Recently, Paris Lees, a transgender feminist I really really REALLY like, wrote an article for Vice magazine about enjoying mild street harassment, like wolf whistles and catcalls, that I kind of agreed with. I only kind of agreed with it, mind. I kind of agreed with it, and I really wished I didn't.
Are you a bad feminist if you enjoy street harassment? Probably. But if so, I am a TERRIBLE feminist. I'd only just joined Twitter when the Aufschrei happened last year. For those of you newer to Berlin than me, well, what happened was: a female journalist Laura Himmelreich, published an article in Stern about how this high-up politician dude had hit on her in a hotel bar. He's a really grotesquely ugly guy, I'd rather sleep with a Kraken or something. He told her she'd fill out a dirndl, which is one on the one hand a magnificent chat-up line, on the other hand fairly inappropriate. After the article was published, female Twitter users started reporting stories of everyday sexism and sexual harassment and assault under the hashtag #Aufschrei. The sexism in the stories ranged from things which aren't totally clearly sexism – being called a süße Maus – to things which should never happen in a humane world, like rape and sexual assault.

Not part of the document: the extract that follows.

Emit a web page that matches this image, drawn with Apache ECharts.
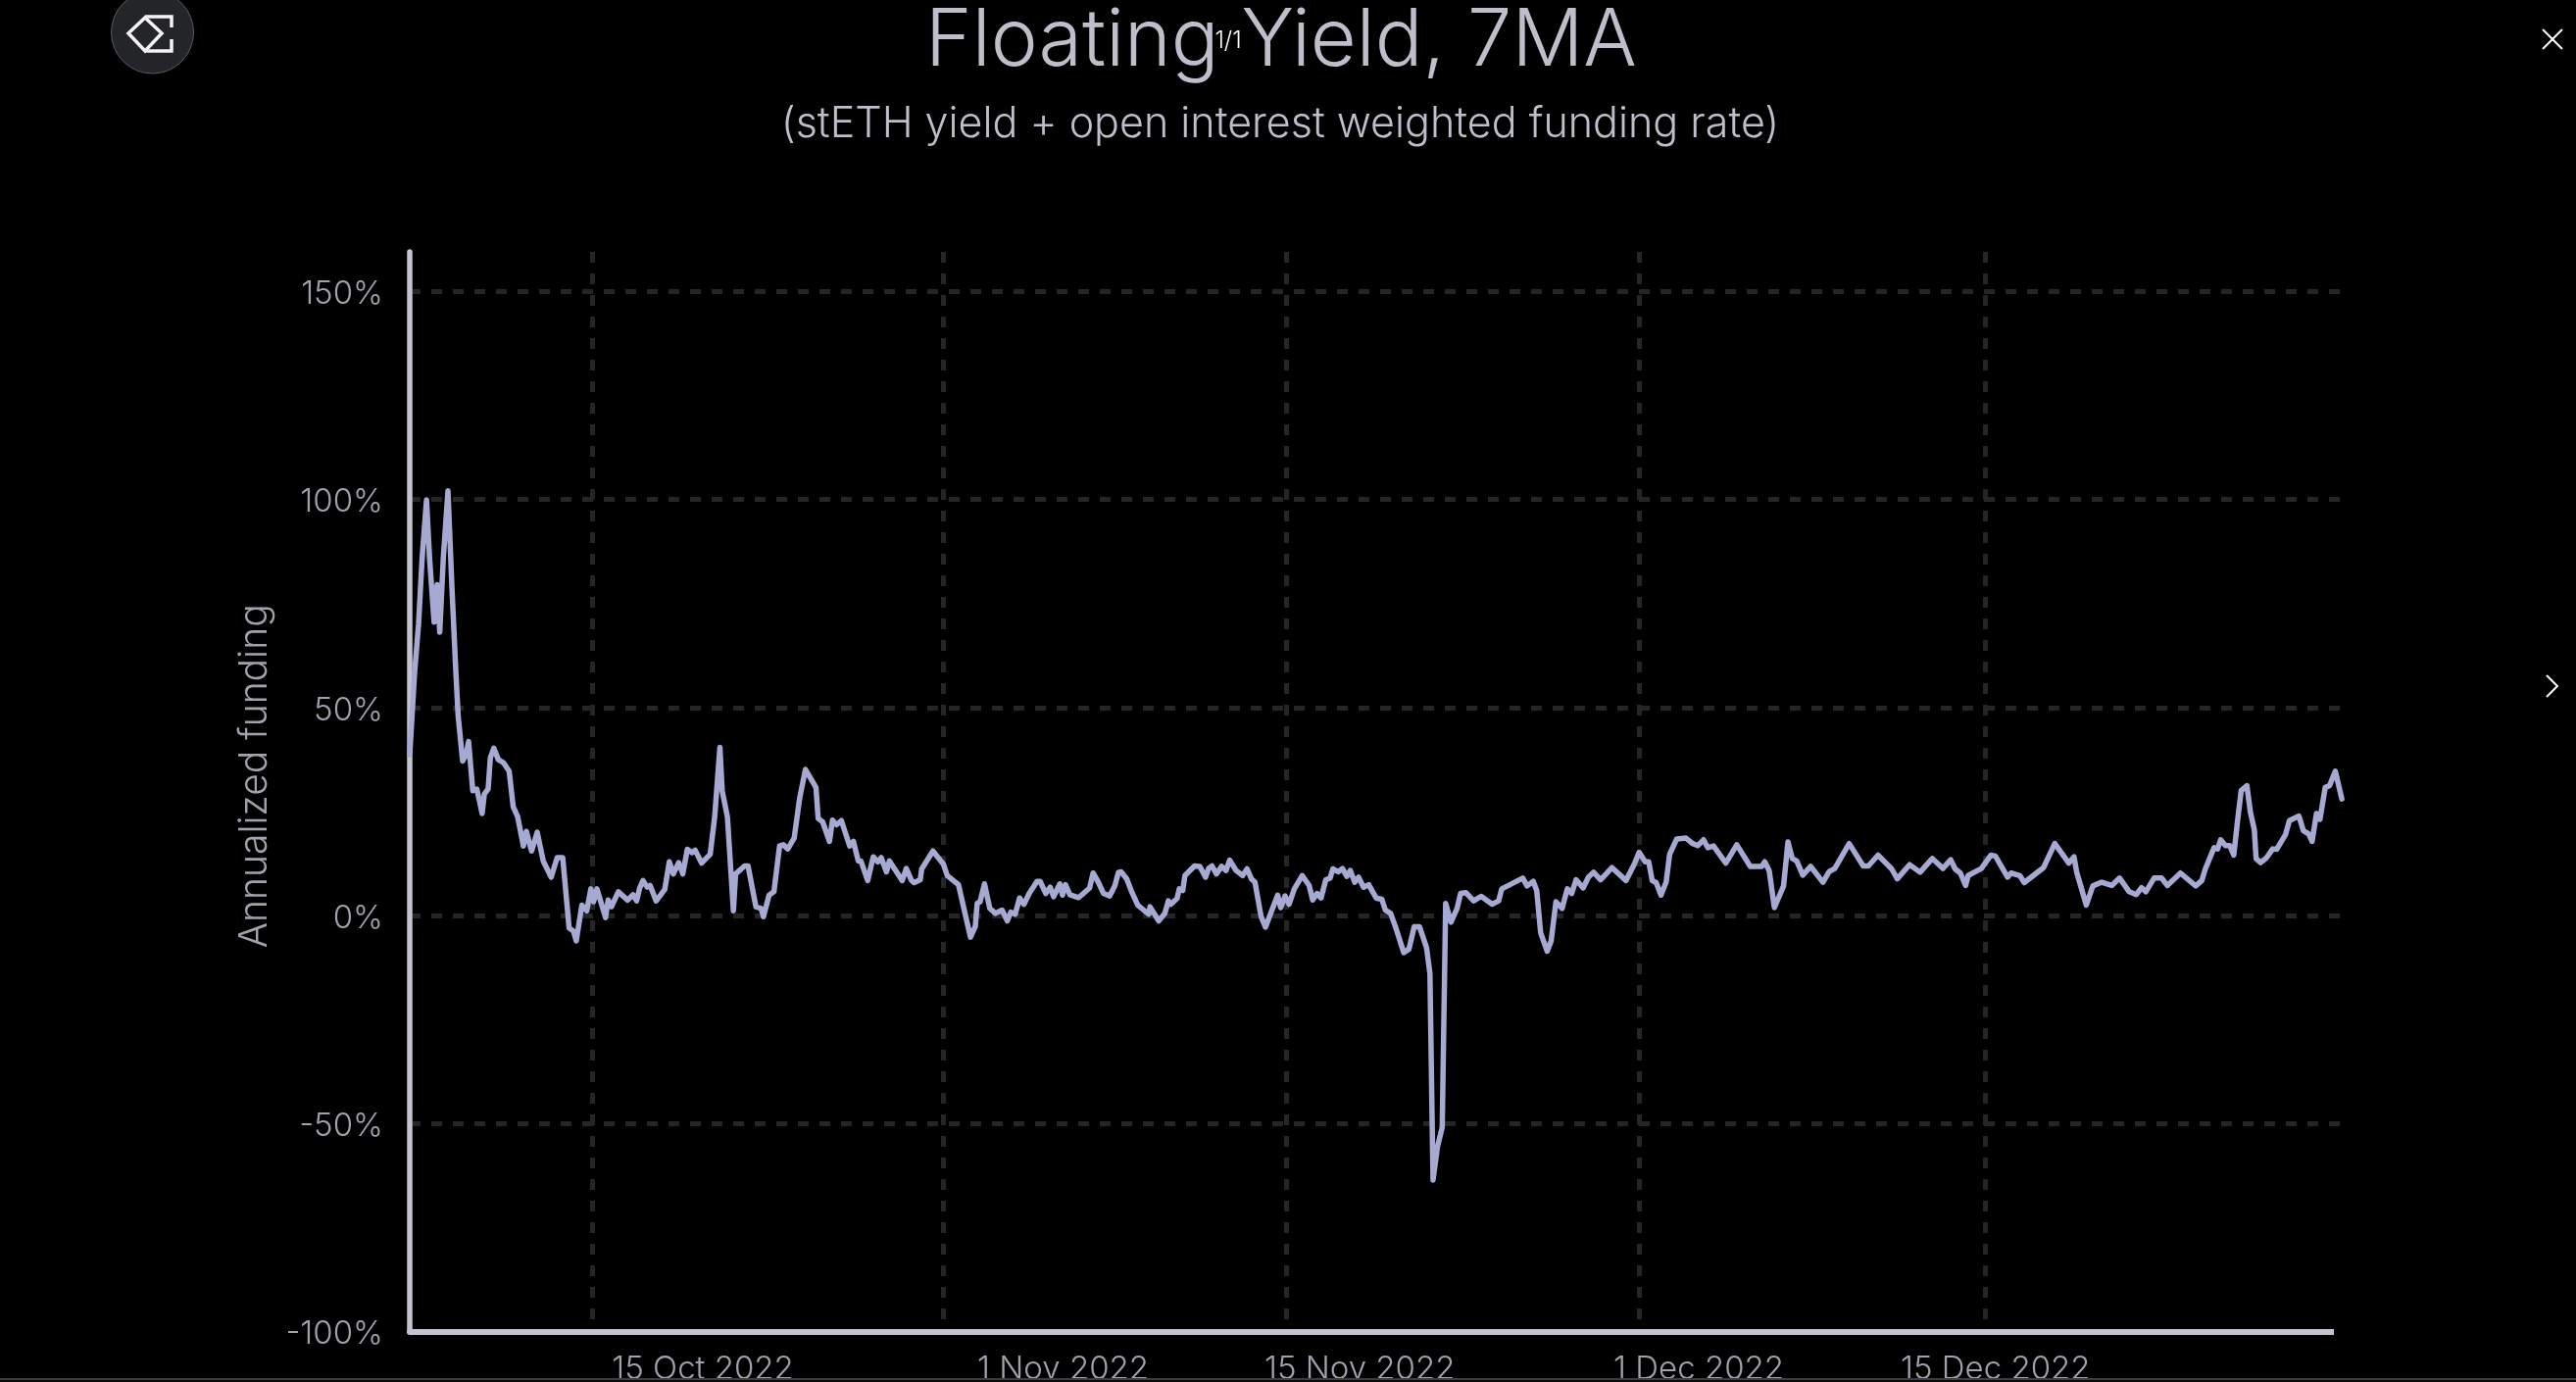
<!DOCTYPE html>
<html>
<head>
<meta charset="utf-8">
<style>html,body{margin:0;padding:0;background:#000;}#c{width:2628px;height:1410px;}</style>
<script src="https://cdn.jsdelivr.net/npm/echarts@6/dist/echarts.min.js"></script>
</head>
<body>
<div id="c"></div>
<script>
const titleText = 'Floating Yield, 7MA';
const subtitleText = '(stETH yield + open interest weighted funding rate)';
const yAxisTitle = 'Annualized funding';
const yTicks = [-100, -50, 0, 50, 100, 150];
// x positions are hours since 1 Oct 2022 04:00
const xLabelHours = [332, 740, 1076, 1460, 1796];
const xLabelTexts = ['15 Oct 2022','1 Nov 2022','15 Nov 2022','1 Dec 2022','15 Dec 2022'];
const xGridHours = [206.5, 604, 992.5, 1393, 1784];
const hoursSinceStart = [0,5.5,10,14,19,22.5,27.6,31,34,38,43.3,48,52.3,54.8,59.9,63.7,66.7,71.4,76,82,84.5,88.8,91.3,95.2,100.3,106.2,112.6,117.2,122.3,128.7,132.1,138,144.4,151.2,160.2,167,173.3,180.5,185.6,188.6,195,200.5,205.2,208.2,212,221.8,224.7,228.5,236.2,246.8,252.8,257,260.4,264.2,268.9,272.3,279.1,288.9,294,298.6,304.6,309.3,314.4,319.9,323.3,330.5,340.3,345.4,351.3,353.9,359.8,366.6,369.1,379.3,383.2,392.1,398,400.6,407,412.5,418.9,423.1,428.2,435.4,441.8,448.2,460.1,462.6,467.7,475.4,478.8,483.4,488.9,498.3,502.5,508,511,518.7,525,530.2,534,539.9,543.3,557.8,562.4,568.4,571.4,578.2,579.9,592.6,604.5,608.8,621.5,635.1,640.6,642.7,
646,651,657,663.4,670.9,676.8,680.8,685.7,690.7,695.7,701.6,710.5,714,720.4,725.4,729.3,736.3,739.3,742.7,747.7,757.6,770,774,779.9,785.8,792.8,798.7,802.7,805.7,812.1,817.1,824.5,836.9,838.4,848.3,855.2,859.2,862.2,869.1,871.6,875.5,878,888.9,894.9,901.3,904.8,908.7,913.7,919.6,924.6,928.6,936,943.4,948.4,953.3,957.3,964.2,969.2,983,986.5,991.5,995.9,1001.9,1010.8,1018.7,1022.7,1027.7,1032.1,1037.6,1042.5,1045.5,1051.5,1056.4,1061.4,1065.3,1070.3,1074.7,1080.2,1086.1,1094.6,1101,1105,1110.9,1116.9,1125.8,1131.7,1137.7,1143.6,1151.6,1155.5,1159,1164,1169.4,1173.3,1179.3,1186.2,1190.2,1196.1,1205,1213.5,1225.9,1233.3,1236.8,1260.6,1265.5,1272.5,1276.4,1280.9,1288.3,1292.8,1298.2,1305.2,1311.1,1316.1,1321,1329,1334.9,1340.8,1348.8,1361.7,1377.5,1386.9,1392.4,1399.3,1403.3,1407.2,1411.7,1417.2,
1423,1427,1435,1445.5,1453,1459,1465.3,1470.3,1476.7,1490.6,1503,1518.3,1531.2,1534.7,1539.7,1545.6,1556,1561,1565.9,1570.9,1577.8,1586.7,1600.6,1607.5,1614,1630.3,1646.2,1652.1,1663,1678.4,1684.8,1698.7,1710.6,1724.5,1736.4,1745.3,1750.3,1756.2,1762.2,1765.1,1780,1790.9,1795.9,1809.7,1813.7,1823.6,1828.6,1850.4,1863.2,1879.1,1885,1888,1898.9,1906.3,1916.3,1927.7,1936.6,1947.5,1955.4,1961.4,1966.3,1975.7,1984.2,1990.6,2005.5,2022.8,2029.7,2033.7,2043.6,2047.6,2051,2056.5,2061.4,2065.9,2069.9,2074.3,2080.8,2084.7,2089.2,2091.2,2096.2,2103.1,2110,2114.5,2124.4,2128.9,2139.7,2144.7,2150.7,2154.6,2159.6,2163.5,2169.5,2174.4,2180.9,2188.3];
const floatingYield = [38.6,58.3,70,85.8,99.9,85.8,70.5,79.5,68.1,85.8,102.1,77.9,58.3,48.1,37.1,38.6,41.8,30,30.4,24.5,29.2,30.4,37.9,40.2,37.5,36.7,34.7,26.1,23.7,16.7,20.2,15.5,20,13.1,9.2,13.9,13.9,-3,-3.8,-6.1,2.5,1.1,6.4,3.3,6.4,-0.5,3.7,2.1,5.7,3.7,5,3.5,6.6,8.4,6.8,7.2,3.5,6.3,12.9,10,12.7,10,15.9,15.1,15.7,12.6,14.7,23.7,40.4,30,23.7,1.1,10,11.9,11.9,2.1,1.7,-0.3,4.9,5.7,16.7,17,16,18.6,28.4,35.1,30.8,23.3,22.5,17.8,22.9,21.8,22.8,16.7,17.8,13.1,13.1,8.4,14.1,12.9,13.9,10.5,13.1,8.4,11.3,8.4,7.9,8.6,11.2,15.5,12.3,9.6,7.4,-5.2,-2.6,2.9,
3.3,7.6,1.7,0.5,1.3,-1.3,0.8,0.3,4.2,2.7,5.3,8.2,8.2,5.3,6.8,4.5,7.6,4.9,7.4,5,4.3,6.6,10.2,8,5.3,4.7,7.2,10.4,10.5,8.8,6,2.5,0.3,2.1,-1.3,0.5,3.5,2.7,4.1,6.4,6,9.6,11.9,11.8,9.2,11.3,11.9,10,11.8,10.8,13.3,10.8,9.6,11.2,8.8,8,-0.2,-2.8,4.9,1.9,4.7,2.7,6.4,9.6,7.2,3.7,5.3,4.2,8.6,9,11.2,10.5,11.3,9.4,10.8,8,9.2,6.8,7.4,4.2,3.9,1.3,0.5,-3,-8.9,-8.1,-2.7,-2.7,-7.7,-14,-63.6,-55.6,-50.9,2.9,-1.6,1.7,5.3,5.5,3.5,4.6,2.7,3.5,6.4,9,7.1,8.2,6,-4.2,-8.6,-6.1,3.3,1.7,6.4,5.3,8.6,6.6,9.2,10.4,8.6,11.5,8.4,12.3,15.2,12.9,12.9,8.4,7.9,4.9,
8,14.7,18.4,18.6,17.3,16.8,18.2,16.3,16.7,12.6,17,11.8,11.8,12.9,10.8,1.9,7.1,17.7,13.7,13.1,9.7,11.8,8,10.5,11.3,17.3,11.9,11.9,14.5,11.2,8.8,12.2,10.4,13.7,11.3,13.4,11.2,10.2,7.2,9.6,11.3,14.5,14.3,9.2,10.2,9.6,7.9,11.5,17.3,12.6,14.1,10.4,2.5,7.1,8,7.2,9,5.7,5,6.7,5.7,9,9,7.2,10.2,7.1,8.4,11.2,16.3,16,18.2,16.8,16.8,14.5,22.2,30,31.2,24.9,20.6,13.7,12.7,13.9,16,15.9,19.4,22.8,23.9,20.4,19.6,17.8,24.5,23.1,30.8,31.2,34.7,28];

const TITLE_FONT = 'Inter';
const AXIS_FONT = 'Inter';
const seriesData = hoursSinceStart.map((h, i) => [h, floatingYield[i]]);
const AXIS_TEXT = {color: '#a2a2ae', fontFamily: AXIS_FONT, fontWeight: 300, fontSize: 33};

const chart = echarts.init(document.getElementById('c'), null, {renderer: 'canvas'});
chart.setOption({
  animation: false,
  backgroundColor: '#000000',
  title: [
    {text: titleText, left: 1302, top: -4, textAlign: 'center',
     textStyle: {color: '#bfbfcb', fontFamily: TITLE_FONT, fontWeight: 300, fontSize: 81, lineHeight: 84}},
    {text: subtitleText, left: 1301, top: 97, textAlign: 'center',
     textStyle: {color: '#bfbfcb', fontFamily: TITLE_FONT, fontWeight: 300, fontSize: 43, lineHeight: 50}}
  ],
  grid: {left: 418, right: 237, top: 257, bottom: 51.5, containLabel: false, outerBoundsMode: 'none'},
  xAxis: {
    type: 'value', min: 0, max: 2190.4,
    axisLine: {show: true, onZero: false, lineStyle: {color: '#c4c4d0', width: 6}},
    axisTick: {show: false, customValues: xGridHours},
    splitLine: {show: true, lineStyle: {color: '#242527', width: 5, type: [11, 11]}},
    axisLabel: Object.assign({}, AXIS_TEXT, {
      customValues: xLabelHours, margin: 22, hideOverlap: false,
      formatter: v => xLabelTexts[xLabelHours.indexOf(v)] || ''
    })
  },
  yAxis: {
    type: 'value', min: -100, max: 159.5,
    name: yAxisTitle, nameLocation: 'middle', nameGap: 138, nameRotate: 90,
    nameTextStyle: {color: '#a2a2ae', fontFamily: AXIS_FONT, fontWeight: 300, fontSize: 39, padding: [0, 0, 0, 32]},
    axisLine: {show: true, lineStyle: {color: '#c4c4d0', width: 5.5}},
    axisTick: {show: false, customValues: yTicks},
    splitLine: {show: true, lineStyle: {color: '#242527', width: 5, type: [11, 11]}},
    axisLabel: Object.assign({}, AXIS_TEXT, {
      customValues: yTicks, margin: 27,
      rich: {a: Object.assign({}, AXIS_TEXT, {padding: [6, 0, 0, 0]})},
      formatter: v => '{a|' + v + '%}'
    })
  },
  series: [{
    type: 'line', data: seriesData, showSymbol: false, clip: false, smooth: false,
    lineStyle: {color: '#a6a9d2', width: 5.5, join: 'round', cap: 'round'},
    itemStyle: {color: '#a6a9d2'}, z: 5
  }],
  graphic: [
    {type: 'rect', z: 19, shape: {x: 2381, y: 1350, width: 14, height: 14}, style: {fill: '#000000'}},
    {type: 'text', z: 20, style: {x: 1253, y: 42, text: '1/1', fill: '#ffffff', font: '300 24px Inter', align: 'center', verticalAlign: 'middle'}},
    {type: 'circle', z: 20, shape: {cx: 155.5, cy: 33, r: 42}, style: {fill: '#242528', stroke: '#5a5b60', lineWidth: 1}},
    {type: 'polygon', z: 21, shape: {points: [[131, 34], [148, 18], [165, 34], [148, 52]]}, style: {fill: 'none', stroke: '#f4f4f4', lineWidth: 3.5}},
    {type: 'polyline', z: 21, shape: {points: [[148, 17], [175, 17], [175, 28]]}, style: {fill: 'none', stroke: '#f4f4f4', lineWidth: 3.5}},
    {type: 'polyline', z: 21, shape: {points: [[175, 40], [175, 52], [148, 52]]}, style: {fill: 'none', stroke: '#f4f4f4', lineWidth: 3.5}},
    {type: 'polyline', z: 21, shape: {points: [[2594, 30], [2614, 50]]}, style: {fill: 'none', stroke: '#ffffff', lineWidth: 2}},
    {type: 'polyline', z: 21, shape: {points: [[2614, 30], [2594, 50]]}, style: {fill: 'none', stroke: '#ffffff', lineWidth: 2}},
    {type: 'polyline', z: 21, shape: {points: [[2598, 689], [2609, 700], [2598, 711]]}, style: {fill: 'none', stroke: '#ffffff', lineWidth: 2}},
    {type: 'rect', z: 22, shape: {x: 0, y: 1406, width: 2628, height: 4}, style: {fill: '#0a0a0b'}},
    {type: 'rect', z: 23, shape: {x: 0, y: 1406, width: 2628, height: 2}, style: {fill: '#3c3c42'}}
  ]
});
</script>
</body>
</html>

I really consider and considered myself a feminist. I even have a thoroughly neglected feminist blog to my name and everything. But I didn't feel solidarisch. I felt neidisch. This makes me not only a bad feminist, but also, and I say this in as feministically a way as possible, a bit of a cunt.
I thought I was ugly as a teenager. Who doesn't? I wasn't exactly that pleasant to look at either. Also my parents – the parents I lived with, my mum and stepdad – were always telling me how fat I was. They did lots of things right, my mum and stepdad, but the way they focused on and humiliated me for my body wasn't one of them. I really hated myself. I thought I was grossly overweight. When I was home for Christmas I found an old diary of mine in which I had written, "I am now below the disgusting seven stone mark on the scales." SEVEN STONES IS 44 KILOS! I would cut off my arms and legs to weigh 44 kilos now – and in fact, slicing off limbs is probably the most realistic way of me to hope to achieve this.
I thought I was ugly, so I welcomed male attention. I was also often petrified. You can't, in East London, or in the 1990s you couldn't, walk alone after dark as a teenage girl without feeling scared of rape. That's how it was. Men would slow down their cars and tell you to get in. But I felt flattered as well as petrified, and during the day, I welcomed flirtation that was so aggressive it was basically harassment. I still welcome male attention now, to be honest, although I am more German than I've ever been – a British tourist said "Hello, gorgeous!" to me at Warschauer Brücke and I kissed my teeth at him.
But what I wonder is this: it is hard to differentiate between flirting and street harassment. It is. People who say there is a clear distinction are lying to themselves. There is GRAUZONE, a lot of fucking Grauzone. Now, just because some girls don't mind being catcalled, that doesn't mean it's okay. That's clear, huh. Everyone thinks that's clear. Just because some people like cannibalism, doesn't mean we all have to go out and let ourselves be eaten alive. It's totally clear to me that just because some women – myself included, to a certain extent – like catcalling that it still shouldn't be socially accepted behaviour. BUT. But what about someone in a bar asking if they can buy you a drink? Is that okay? I find it totally fucking okay, it saves you LOADS OF MONEY when men buy you drinks. I can't think of many things which are okayer than that in my book – I'm so stingy, I love to go home with my wallet full of cash. But what about German girls? A lot of German girls really fucking hate that. A lot of my friends. I know, I can't fathom it either, but they really think it's insulting if a stranger wants to buy you a drink in a bar. So that makes it not okay, OBVIOUSLY. Oder? Doesn't it? It must do.
But what, then, is the solution? Maybe what we need to do is introduce a badge system. People with, like, purple flower badges on their jackets don't mind having drinks bought for them. Maybe that is the best solution. I dunno. I suspect that if I had more self-esteem (and more money) I wouldn't be needing a purple badge though. But in the meantime, get me a vodka lemon, will you? Cheers.